The flash-resident version of RedBoot has now programmed at location 0xFFE00000, and the flash info block at 0xFFFF0000 has been updated. The initial setup is now complete. Power off the board, set the terminal emulator to run at 38400 baud (the usual baud rate for RedBoot), and power up the board again.

+Ethernet eth0: MAC address 00:ff:12:34:01:08
IP: 10.1.1.71/255.255.255.0, Gateway: 10.1.1.241
Default server: 10.1.1.1, DNS server IP: 10.1.1.240


RedBoot(tm) bootstrap and debug environment [ROM]
Non-certified release, version UNKNOWN - built 15:41:51, Jul 24 2004

Platform: M5282LITE (Motorola MCF5282)
Copyright (C) 2000, 2001, 2002, Free Software Foundation, Inc.
Copyright (C) 2003, 2004, eCosCentric Limited

RAM: 0x00000000-0x01000000, 0x0000bef8-0x00fed000 available
FLASH: 0xffe00000 - 0x00000000, 32 blocks of 0x00010000 bytes each.
RedBoot>
    

When RedBoot issues its prompt it is also ready to accept connections from m68k-elf-gdb, allowing eCos applications to be downloaded and debugged.

Occasionally it may prove necessary to update the installed RedBoot image.

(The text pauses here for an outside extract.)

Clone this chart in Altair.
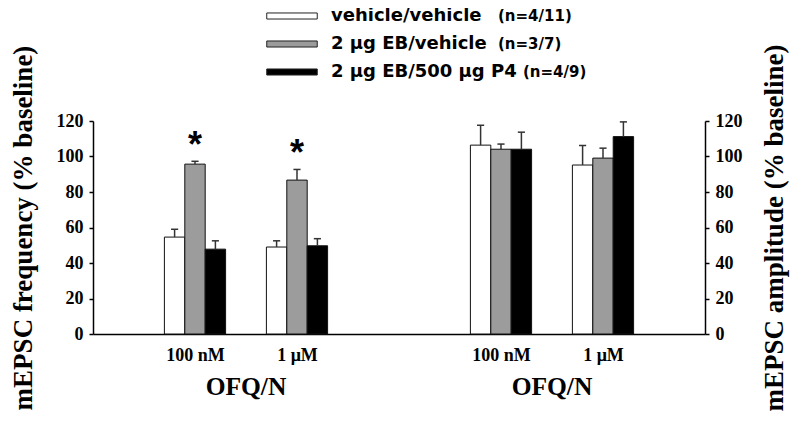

This can be done by loading a RAM-resident version of RedBoot, redboot_ram.bin, rather than the dBUG version of RedBoot used above. The ROM version can then be loaded into memory using RedBoot's load and the flash version version can be updated using fis create RedBoot.

Rebuilding RedBoot

Should it prove necessary to rebuild a RedBoot binary, this is done most conveniently at the command line. The steps needed to rebuild the dBUG version of RedBoot are:

$ mkdir redboot_dbug
$ cd redboot_dbug
$ ecosconfig new m5282lite redboot
$ ecosconfig import $ECOS_REPOSITORY/hal/m68k/mcf52xx/mcf5282/m5282lite/current/misc/redboot_DBUG.ecm
$ ecosconfig resolve
$ ecosconfig tree
$ make
    

At the end of the build the install/bin subdirectory should contain the required file redboot_dbug.srec.

Rebuilding the RAM and ROM versions involves basically the same process. The RAM version uses the file redboot_RAM.ecm and generates a file redboot_ram.bin. The ROM version uses the file redboot_ROM.ecm and generates a file redboot_rom.bin.